(Your goal) Exactly retype the lines from the top of the data through the line containing "const W = 0.64, OFF", leaving out every picture.

(Recorded information)

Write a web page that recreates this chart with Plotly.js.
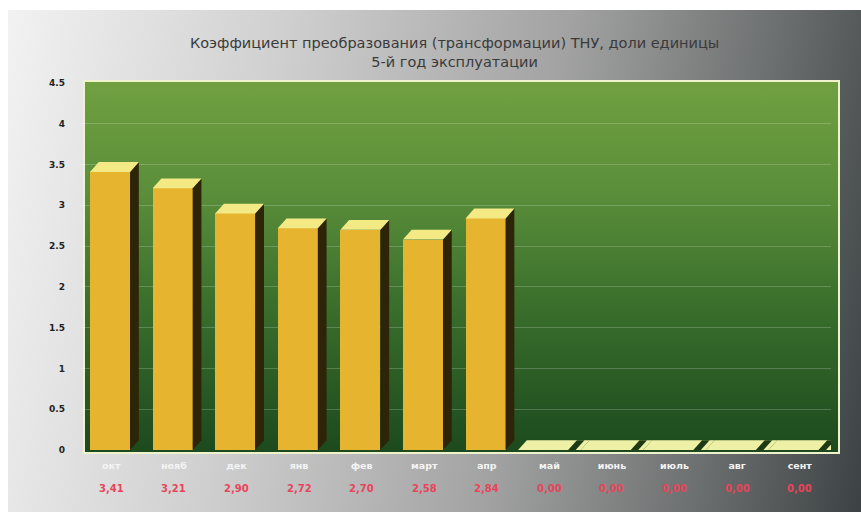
<!DOCTYPE html>
<html><head><meta charset="utf-8">
<script src="https://cdn.plot.ly/plotly-3.0.1.min.js"></script>
<style>
html,body{margin:0;padding:0;background:#fff;}
#wrap{position:relative;width:861px;height:518px;overflow:hidden;}
#panel{position:absolute;left:8px;top:10px;width:853px;height:502px;
 background:linear-gradient(100deg,#f2f2f2 0%,#cfcfcf 30%,#a2a2a2 60%,#6d7070 82%,#3c4244 100%);}
#green{position:absolute;left:83px;top:80px;width:753px;height:370px;
 border:2px solid #eef3cc;
 background:linear-gradient(180deg,#70a040 0%,#5a8e3a 30%,#3a6f2c 60%,#1c4a1e 100%);}
#chart{position:absolute;left:0;top:0;width:861px;height:518px;}
</style></head>
<body><div id="wrap"><div id="panel"></div><div id="green"></div><div id="chart"></div></div>
<script>
const months = ['окт','нояб','дек','янв','фев','март','апр','май','июнь','июль','авг','сент'];
const values = [3.41, 3.21, 2.90, 2.72, 2.70, 2.58, 2.84, 0, 0, 0, 0, 0];
const yTicks = [0,0.5,1,1.5,2,2.5,3,3.5,4,4.5];

const idx = months.map((m,i)=>i);
const W = 0.64, OFF = -0.34, DX = 0.14, DY = 0.12;

const floors = [], stripes = [], faces = [];
values.forEach((v,i)=>{
  const x0 = i + OFF, x1 = x0 + W;
  if (v > 0) {
    faces.push({type:'path', xref:'x', yref:'y', layer:'above',
      path:`M${x1},${v} L${x1+DX},${v+DY} L${x1+DX},${DY} L${x1},0 Z`,
      fillcolor:'#2e2408', line:{width:0}});
    faces.push({type:'path', xref:'x', yref:'y', layer:'above',
      path:`M${x0},${v} L${x1},${v} L${x1+DX},${v+DY} L${x0+DX},${v+DY} Z`,
      fillcolor:'#f3ea86', line:{width:0}});
  } else {
    const a = i - 0.5, b = i + 0.5;
    floors.push({type:'path', xref:'x', yref:'y', layer:'above',
      path:`M${a},0 L${b},0 L${b+DX},${DY} L${a+DX},${DY} Z`,
      fillcolor:'#eef0a6', line:{width:0}});
    stripes.push({type:'path', xref:'x', yref:'y', layer:'above',
      path:`M${x1},0 L${x1+0.12},0 L${x1+0.12+DX},${DY} L${x1+DX},${DY} Z`,
      fillcolor:'#1d3a14', line:{width:0}});
  }
});
const shapes = floors.concat(stripes, faces);

const annotations = values.map((v,i)=>({
  x:i, y:-0.125, xref:'x', yref:'paper', showarrow:false,
  text: v.toFixed(2).replace('.',','),
  font:{family:'DejaVu Sans, Arial', size:10, color:'#e8445a', weight:'bold'}
}));

const trace = {
  type:'bar', x: idx, y: values, width: W, offset: OFF,
  marker:{color:'#e6b42e', line:{width:0}},
  hoverinfo:'skip'
};

const layout = {
  width:861, height:518,
  margin:{l:80, r:30, t:83, b:68},
  paper_bgcolor:'rgba(0,0,0,0)', plot_bgcolor:'rgba(0,0,0,0)',
  title:{text:'Коэффициент преобразования (трансформации) ТНУ, доли единицы<br>5-й год эксплуатации',
    x:0.528, xanchor:'center', y:0.908, yanchor:'middle',
    font:{family:'DejaVu Sans, Arial', size:14.5, color:'#3a3a3a'}},
  xaxis:{range:[-0.5,11.5], tickvals: idx, ticktext: months, showgrid:false, zeroline:false,
    showline:false, ticks:'', ticklabelstandoff:8,
    tickfont:{family:'DejaVu Sans, Arial', size:9.5, color:'#f4f4f4', weight:'bold'}},
  yaxis:{range:[0,4.5], tickvals: yTicks, ticktext: yTicks.map(String), showgrid:true,
    gridcolor:'rgba(255,255,255,0.2)', gridwidth:1, zeroline:false, showline:false, ticks:'',
    ticklabelstandoff:14,
    tickfont:{family:'DejaVu Sans, Arial', size:9, color:'#222', weight:'bold'}},
  shapes: shapes,
  annotations: annotations,
  showlegend:false, bargap:0
};
Plotly.newPlot('chart',[trace],layout,{displayModeBar:false, staticPlot:true});
</script></body></html>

(Written solution)
Write a web page that recreates this chart with Plotly.js.
<!DOCTYPE html>
<html><head><meta charset="utf-8">
<script src="https://cdn.plot.ly/plotly-3.0.1.min.js"></script>
<style>
html,body{margin:0;padding:0;background:#fff;}
#wrap{position:relative;width:861px;height:518px;overflow:hidden;}
#panel{position:absolute;left:8px;top:10px;width:853px;height:502px;
 background:linear-gradient(100deg,#f2f2f2 0%,#cfcfcf 30%,#a2a2a2 60%,#6d7070 82%,#3c4244 100%);}
#green{position:absolute;left:83px;top:80px;width:753px;height:370px;
 border:2px solid #eef3cc;
 background:linear-gradient(180deg,#70a040 0%,#5a8e3a 30%,#3a6f2c 60%,#1c4a1e 100%);}
#chart{position:absolute;left:0;top:0;width:861px;height:518px;}
</style></head>
<body><div id="wrap"><div id="panel"></div><div id="green"></div><div id="chart"></div></div>
<script>
const months = ['окт','нояб','дек','янв','фев','март','апр','май','июнь','июль','авг','сент'];
const values = [3.41, 3.21, 2.90, 2.72, 2.70, 2.58, 2.84, 0, 0, 0, 0, 0];
const yTicks = [0,0.5,1,1.5,2,2.5,3,3.5,4,4.5];

const idx = months.map((m,i)=>i);
const W = 0.64, OFF = -0.34, DX = 0.14, DY = 0.12;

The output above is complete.